◆ **Task prompt**:
Write out, word for word, every line from the first one through the line that holds "y_ticks = list(range(0, 100, 5))", and nothing else; skip the pictures.

◆ **Data provided**:
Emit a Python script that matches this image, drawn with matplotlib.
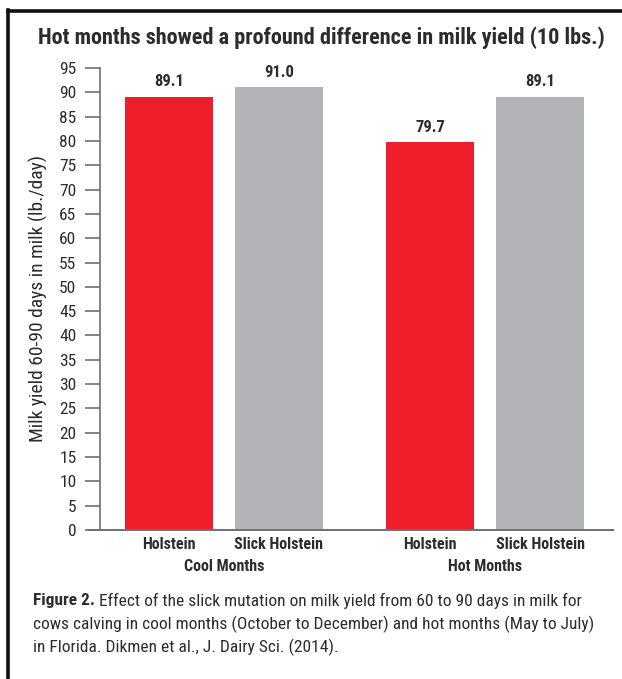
import matplotlib
matplotlib.use("Agg")
import matplotlib.pyplot as plt
from matplotlib import font_manager
from matplotlib.lines import Line2D

# ---- data -------------------------------------------------------------
groups = ["Cool Months", "Hot Months"]
breeds = ["Holstein", "Slick Holstein"]
cool_values = [89.1, 91.0]
hot_values = [79.7, 89.1]
value_labels = ["89.1", "91.0", "79.7", "89.1"]
y_ticks = list(range(0, 100, 5))

title = "Hot months showed a profound difference in milk yield (10 lbs.)"
y_label = "Milk yield 60-90 days in milk (lb./day)"
caption_bold = "Figure 2."
caption_lines = [
    " Effect of the slick mutation on milk yield from 60 to 90 days in milk for",
    "cows calving in cool months (October to December) and hot months (May to July)",
    "in Florida. Dikmen et al., J. Dairy Sci. (2014).",
]

# ---- font: prefer a narrow / condensed sans ---------------------------
fonts = font_manager.fontManager.ttflist
names = {f.name for f in fonts}
family = "DejaVu Sans"
stretch = "normal"
for cand in ["Roboto Condensed", "Liberation Sans Narrow", "Open Sans Condensed",
             "Noto Sans Condensed", "DejaVu Sans Condensed"]:
    if cand in names:
        family = cand
        break
else:
    if any(f.name == "DejaVu Sans" and f.stretch in ("condensed", "semi-condensed")
           for f in fonts):
        stretch = "condensed"

plt.rcParams["font.family"] = [family, "DejaVu Sans"]
plt.rcParams["font.stretch"] = stretch

TEXT = "#2c2c30"
RED = "#ee1f2b"
GRAY = "#b2b3b6"
AXIS = "#707070"

W, H = 622, 679
fig = plt.figure(figsize=(W / 100, H / 100), dpi=100)
fig.patch.set_facecolor("white")

# axes box in pixel coordinates
left, right, bottom, top = 100, 613, 530, 68
ax = fig.add_axes([left / W, 1 - bottom / H, (right - left) / W, (bottom - top) / H])

# bar positions
step = 1.0
group_gap = 2.38
width = 0.80
positions = [0, step, group_gap, group_gap + step]
values = cool_values + hot_values
colors = [RED, GRAY, RED, GRAY]

ax.bar(positions, values, width=width, color=colors, zorder=2)

for x, v, lab in zip(positions, values, value_labels):
    ax.text(x, v + 1.6, lab, ha="center", va="bottom", fontsize=12,
            fontweight="bold", color=TEXT)

ax.set_xlim(-0.629, 4.045)
ax.set_ylim(0, 95)
ax.set_yticks(y_ticks)
ax.set_yticklabels([str(t) for t in y_ticks], fontsize=12.5, color=TEXT)
ax.tick_params(axis="y", length=11, width=1.2, color=AXIS, pad=6)

ax.set_xticks(positions)
ax.set_xticklabels(breeds * 2, fontsize=11.5, fontweight="bold", color=TEXT)
ax.tick_params(axis="x", length=0, pad=5)

for s in ["top", "right"]:
    ax.spines[s].set_visible(False)
ax.spines["left"].set_color(AXIS)
ax.spines["left"].set_linewidth(1.2)
ax.spines["bottom"].set_visible(False)

# baseline running from the 0 tick across the plot
ax.add_line(Line2D([(89 - left) / (right - left), 1.0], [0, 0],
                   transform=ax.transAxes, color=AXIS, lw=1.4,
                   clip_on=False, zorder=3))

# group labels
for i, g in enumerate(groups):
    cx = (positions[2 * i] + positions[2 * i + 1]) / 2
    ax.text(cx, -0.078, g, transform=ax.get_xaxis_transform(), ha="center",
            va="center", fontsize=11.5, fontweight="bold", color=TEXT)

ax.set_ylabel(y_label, fontsize=14, color=TEXT, labelpad=8)

# title
fig.text(321 / W, 1 - 38 / H, title, ha="center", va="center",
         fontsize=16, fontweight="bold", color=TEXT)

# caption
cap_x = 33 / W
cap_y = [601, 624, 647]
cap_size = 12.5
t0 = fig.text(cap_x, 1 - cap_y[0] / H, caption_bold, ha="left", va="center",
              fontsize=cap_size, fontweight="bold", color=TEXT)
fig.canvas.draw()
bb = t0.get_window_extent()
fig.text(bb.x1 / W, 1 - cap_y[0] / H, caption_lines[0],
         ha="left", va="center", fontsize=cap_size, color=TEXT)
for y, line in zip(cap_y[1:], caption_lines[1:]):
    fig.text(cap_x, 1 - y / H, line, ha="left", va="center", fontsize=cap_size, color=TEXT)

# frame: top rule and left rule
fig.add_artist(Line2D([8 / W, 1.0], [1 - 11 / H, 1 - 11 / H], transform=fig.transFigure,
                      color="#111111", lw=2.6))
fig.add_artist(Line2D([8 / W, 8 / W], [1 - 10 / H, 0], transform=fig.transFigure,
                      color="#111111", lw=2.6))

fig.savefig("out.png", dpi=100, facecolor="white")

◆ **In response**:
Emit a Python script that matches this image, drawn with matplotlib.
import matplotlib
matplotlib.use("Agg")
import matplotlib.pyplot as plt
from matplotlib import font_manager
from matplotlib.lines import Line2D

# ---- data -------------------------------------------------------------
groups = ["Cool Months", "Hot Months"]
breeds = ["Holstein", "Slick Holstein"]
cool_values = [89.1, 91.0]
hot_values = [79.7, 89.1]
value_labels = ["89.1", "91.0", "79.7", "89.1"]
y_ticks = list(range(0, 100, 5))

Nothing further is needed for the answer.